Source code of charts
* START *

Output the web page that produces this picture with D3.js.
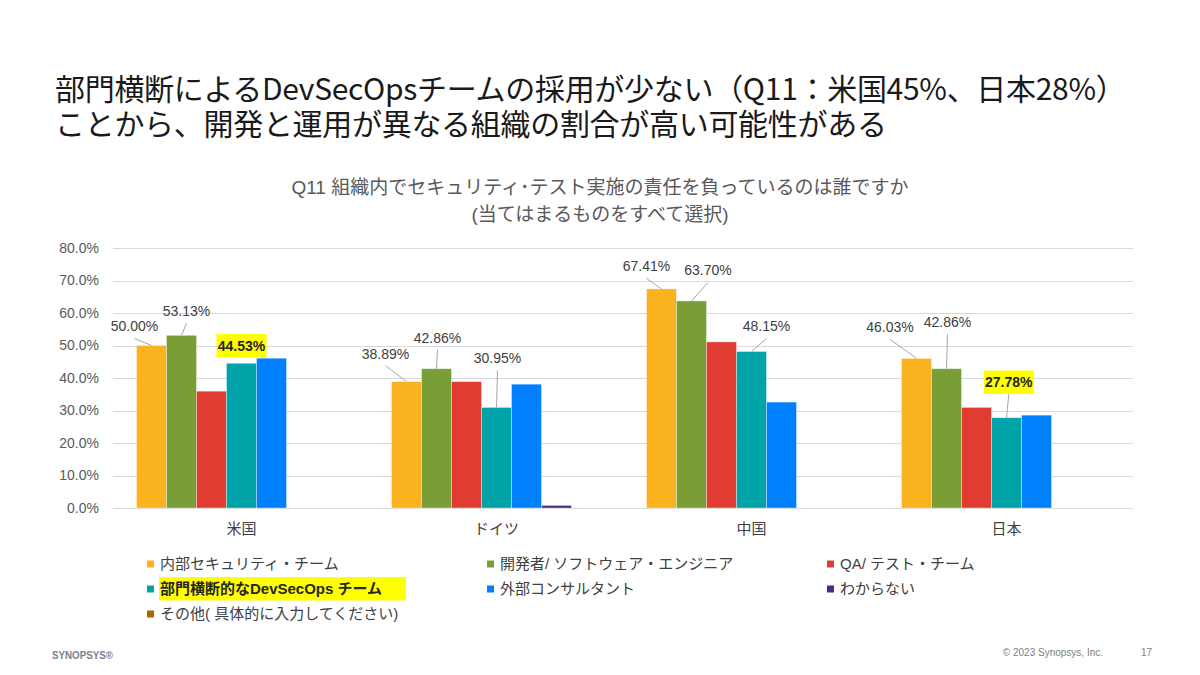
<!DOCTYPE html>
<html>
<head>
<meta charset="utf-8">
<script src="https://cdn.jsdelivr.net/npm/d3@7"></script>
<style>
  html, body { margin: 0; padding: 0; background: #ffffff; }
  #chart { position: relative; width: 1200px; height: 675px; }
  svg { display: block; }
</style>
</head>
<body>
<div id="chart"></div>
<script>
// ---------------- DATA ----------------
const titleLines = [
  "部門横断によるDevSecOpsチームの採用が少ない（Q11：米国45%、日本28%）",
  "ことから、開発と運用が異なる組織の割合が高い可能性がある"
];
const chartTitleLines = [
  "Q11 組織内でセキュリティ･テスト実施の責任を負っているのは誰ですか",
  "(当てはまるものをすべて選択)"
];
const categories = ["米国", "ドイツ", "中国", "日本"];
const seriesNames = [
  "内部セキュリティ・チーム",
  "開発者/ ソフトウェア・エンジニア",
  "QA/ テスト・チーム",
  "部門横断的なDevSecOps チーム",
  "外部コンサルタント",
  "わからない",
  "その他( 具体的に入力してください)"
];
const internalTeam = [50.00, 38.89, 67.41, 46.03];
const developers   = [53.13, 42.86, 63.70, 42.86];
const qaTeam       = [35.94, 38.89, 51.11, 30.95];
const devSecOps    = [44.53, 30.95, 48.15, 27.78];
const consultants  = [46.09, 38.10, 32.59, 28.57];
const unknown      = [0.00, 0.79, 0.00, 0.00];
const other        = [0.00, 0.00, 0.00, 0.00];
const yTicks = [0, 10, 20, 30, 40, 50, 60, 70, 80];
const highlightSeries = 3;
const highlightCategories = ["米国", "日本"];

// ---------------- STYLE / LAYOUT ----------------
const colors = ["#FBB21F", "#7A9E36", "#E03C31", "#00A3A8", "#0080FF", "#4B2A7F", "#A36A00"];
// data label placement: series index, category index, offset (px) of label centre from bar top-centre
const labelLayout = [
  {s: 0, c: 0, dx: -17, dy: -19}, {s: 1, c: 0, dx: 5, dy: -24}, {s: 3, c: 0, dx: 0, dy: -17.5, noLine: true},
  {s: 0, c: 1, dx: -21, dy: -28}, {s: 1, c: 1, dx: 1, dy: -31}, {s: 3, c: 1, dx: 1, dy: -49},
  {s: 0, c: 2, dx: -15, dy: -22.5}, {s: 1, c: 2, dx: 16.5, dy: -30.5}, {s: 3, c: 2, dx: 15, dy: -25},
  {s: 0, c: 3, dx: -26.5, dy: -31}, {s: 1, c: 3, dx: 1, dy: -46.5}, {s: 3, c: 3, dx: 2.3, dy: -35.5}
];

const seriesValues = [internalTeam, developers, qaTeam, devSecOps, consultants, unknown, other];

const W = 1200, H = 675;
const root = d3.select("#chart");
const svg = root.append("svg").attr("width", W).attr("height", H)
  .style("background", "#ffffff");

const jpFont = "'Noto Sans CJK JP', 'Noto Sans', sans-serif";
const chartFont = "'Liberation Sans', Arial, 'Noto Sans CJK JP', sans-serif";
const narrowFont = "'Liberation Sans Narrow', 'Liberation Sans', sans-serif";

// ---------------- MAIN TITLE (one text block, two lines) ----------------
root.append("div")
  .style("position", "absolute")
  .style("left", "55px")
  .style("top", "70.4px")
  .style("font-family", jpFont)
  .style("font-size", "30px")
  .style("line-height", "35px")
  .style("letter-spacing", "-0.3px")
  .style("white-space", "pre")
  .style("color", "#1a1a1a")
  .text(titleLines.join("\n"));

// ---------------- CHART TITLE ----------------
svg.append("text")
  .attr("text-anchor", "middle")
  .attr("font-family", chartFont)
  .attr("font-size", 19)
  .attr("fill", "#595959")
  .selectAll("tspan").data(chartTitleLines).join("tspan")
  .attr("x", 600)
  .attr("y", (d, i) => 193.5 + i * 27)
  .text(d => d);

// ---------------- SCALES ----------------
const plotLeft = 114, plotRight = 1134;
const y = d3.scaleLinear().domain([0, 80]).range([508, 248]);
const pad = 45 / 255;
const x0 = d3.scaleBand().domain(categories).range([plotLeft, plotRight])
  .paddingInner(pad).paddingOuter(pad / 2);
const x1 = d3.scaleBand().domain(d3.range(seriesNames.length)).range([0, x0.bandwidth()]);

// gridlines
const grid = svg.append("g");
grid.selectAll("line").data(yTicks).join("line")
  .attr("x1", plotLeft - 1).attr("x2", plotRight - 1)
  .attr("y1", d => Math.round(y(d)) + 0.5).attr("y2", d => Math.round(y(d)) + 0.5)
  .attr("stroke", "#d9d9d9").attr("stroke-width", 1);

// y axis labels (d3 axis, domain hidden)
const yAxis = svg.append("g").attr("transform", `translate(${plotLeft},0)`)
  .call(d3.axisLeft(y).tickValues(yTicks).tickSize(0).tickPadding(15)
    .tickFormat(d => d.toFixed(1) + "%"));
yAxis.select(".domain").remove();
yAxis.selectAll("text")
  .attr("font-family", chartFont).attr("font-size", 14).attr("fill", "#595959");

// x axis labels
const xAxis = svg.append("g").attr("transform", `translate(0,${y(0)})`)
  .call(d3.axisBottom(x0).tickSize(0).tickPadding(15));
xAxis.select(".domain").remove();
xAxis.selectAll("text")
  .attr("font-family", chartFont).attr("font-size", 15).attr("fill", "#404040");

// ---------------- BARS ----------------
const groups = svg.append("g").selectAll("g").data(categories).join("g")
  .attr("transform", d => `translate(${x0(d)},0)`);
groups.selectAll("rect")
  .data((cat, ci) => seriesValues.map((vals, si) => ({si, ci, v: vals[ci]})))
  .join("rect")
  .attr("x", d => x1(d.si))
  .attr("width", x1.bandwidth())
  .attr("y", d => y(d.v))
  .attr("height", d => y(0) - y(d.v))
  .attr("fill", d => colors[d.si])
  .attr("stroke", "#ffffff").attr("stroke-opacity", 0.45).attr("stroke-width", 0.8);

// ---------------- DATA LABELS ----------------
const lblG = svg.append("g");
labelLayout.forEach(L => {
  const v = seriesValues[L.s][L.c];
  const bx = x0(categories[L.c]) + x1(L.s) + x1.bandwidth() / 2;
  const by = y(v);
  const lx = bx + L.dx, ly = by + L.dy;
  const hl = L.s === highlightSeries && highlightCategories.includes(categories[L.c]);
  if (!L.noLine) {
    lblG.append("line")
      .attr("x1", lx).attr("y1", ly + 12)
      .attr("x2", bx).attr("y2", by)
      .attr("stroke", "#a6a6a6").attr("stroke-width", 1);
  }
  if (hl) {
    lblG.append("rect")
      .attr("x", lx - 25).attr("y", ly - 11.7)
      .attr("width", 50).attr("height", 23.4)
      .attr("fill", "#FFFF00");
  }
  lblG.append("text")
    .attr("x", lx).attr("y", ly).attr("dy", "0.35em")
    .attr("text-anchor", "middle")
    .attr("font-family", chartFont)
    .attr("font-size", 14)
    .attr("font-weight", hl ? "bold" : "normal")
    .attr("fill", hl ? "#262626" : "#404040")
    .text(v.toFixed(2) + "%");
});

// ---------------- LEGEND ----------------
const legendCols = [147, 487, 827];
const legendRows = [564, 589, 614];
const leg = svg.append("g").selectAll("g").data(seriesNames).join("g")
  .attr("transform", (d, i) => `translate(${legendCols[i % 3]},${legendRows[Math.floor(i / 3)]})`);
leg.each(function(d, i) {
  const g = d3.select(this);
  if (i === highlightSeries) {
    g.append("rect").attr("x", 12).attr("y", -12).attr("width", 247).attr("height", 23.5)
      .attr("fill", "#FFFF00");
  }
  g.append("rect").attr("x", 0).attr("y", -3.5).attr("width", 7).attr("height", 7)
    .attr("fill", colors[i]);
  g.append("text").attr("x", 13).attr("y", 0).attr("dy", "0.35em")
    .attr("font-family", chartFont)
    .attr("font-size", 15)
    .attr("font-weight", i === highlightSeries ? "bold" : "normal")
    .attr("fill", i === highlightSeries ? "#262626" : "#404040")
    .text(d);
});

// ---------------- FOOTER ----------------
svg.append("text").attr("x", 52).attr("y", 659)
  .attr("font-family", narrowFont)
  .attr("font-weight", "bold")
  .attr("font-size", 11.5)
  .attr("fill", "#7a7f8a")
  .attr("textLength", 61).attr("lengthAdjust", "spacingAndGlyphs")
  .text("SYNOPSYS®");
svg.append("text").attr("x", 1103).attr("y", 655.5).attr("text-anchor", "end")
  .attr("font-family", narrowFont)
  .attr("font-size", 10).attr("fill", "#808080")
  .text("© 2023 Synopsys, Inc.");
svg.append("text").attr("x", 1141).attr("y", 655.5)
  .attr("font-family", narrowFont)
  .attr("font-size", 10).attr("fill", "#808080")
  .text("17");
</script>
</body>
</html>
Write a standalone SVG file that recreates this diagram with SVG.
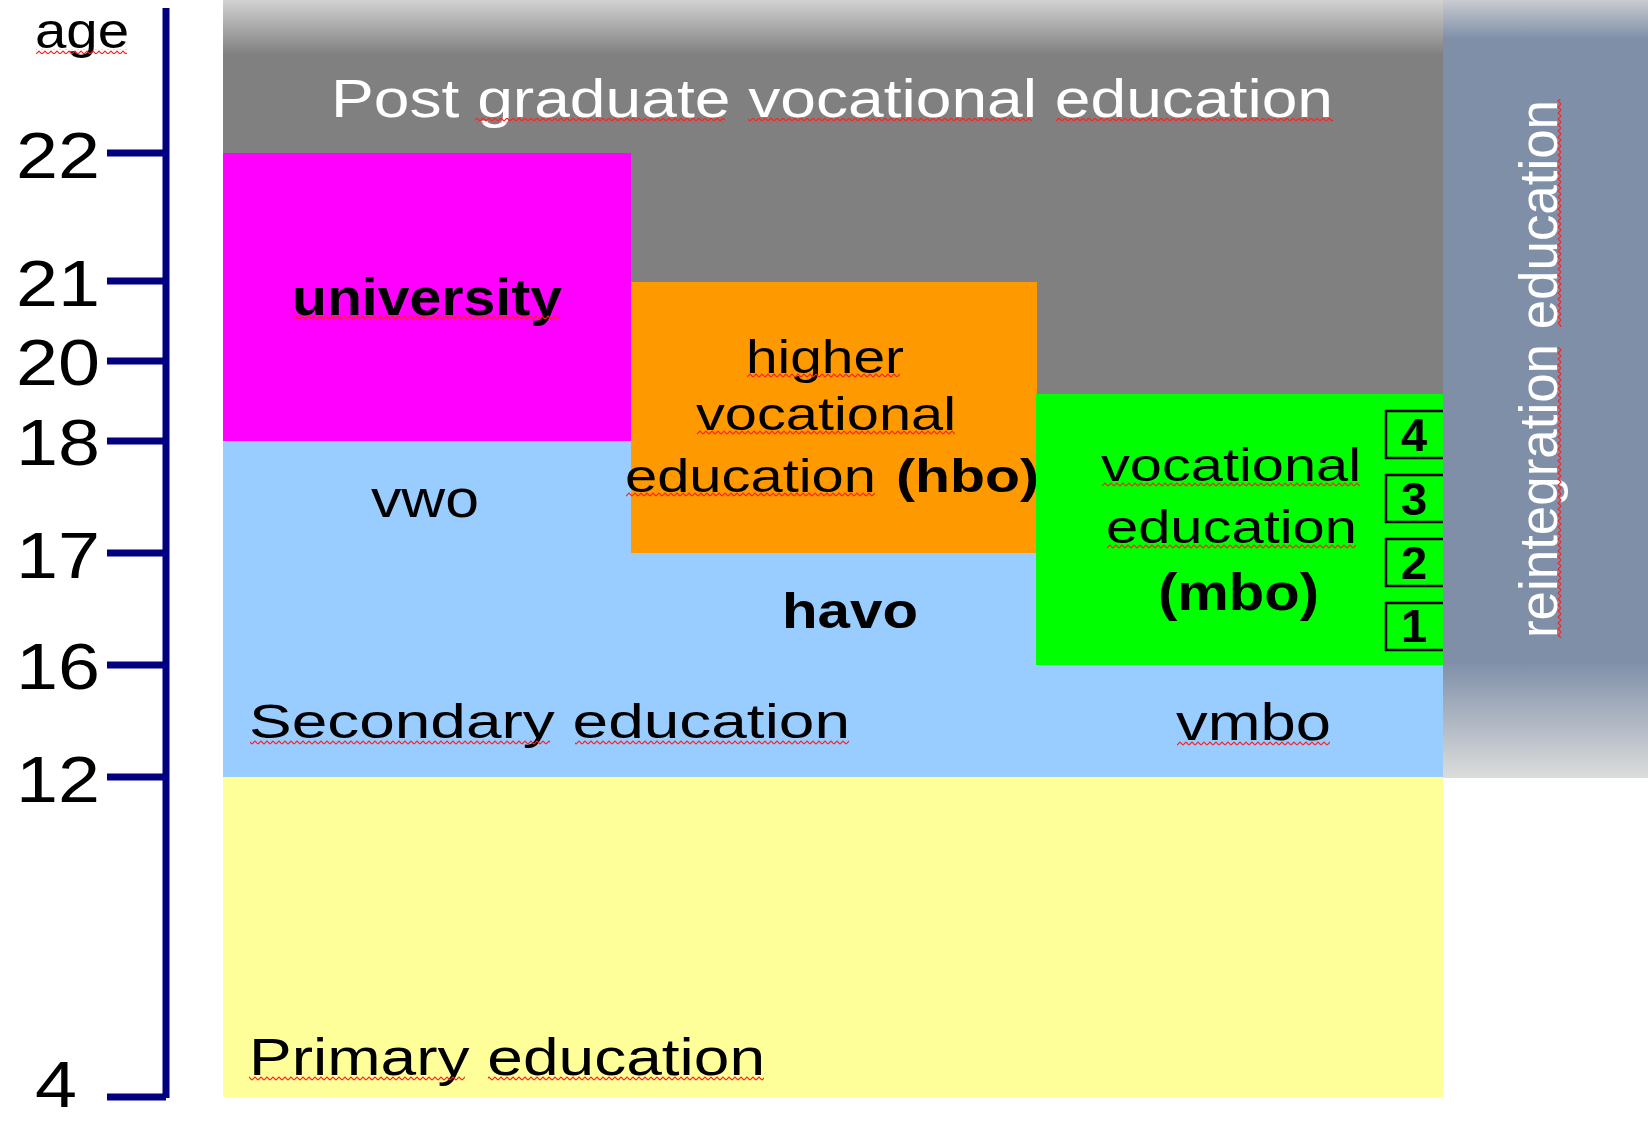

* END *

* _Problem to solve_: Only lines holding the string "that" are wanted; gather each one from the entries above.

* _Problem solution_:
Output the web page that produces this picture with D3.js.
Write a standalone SVG file that recreates this diagram with SVG.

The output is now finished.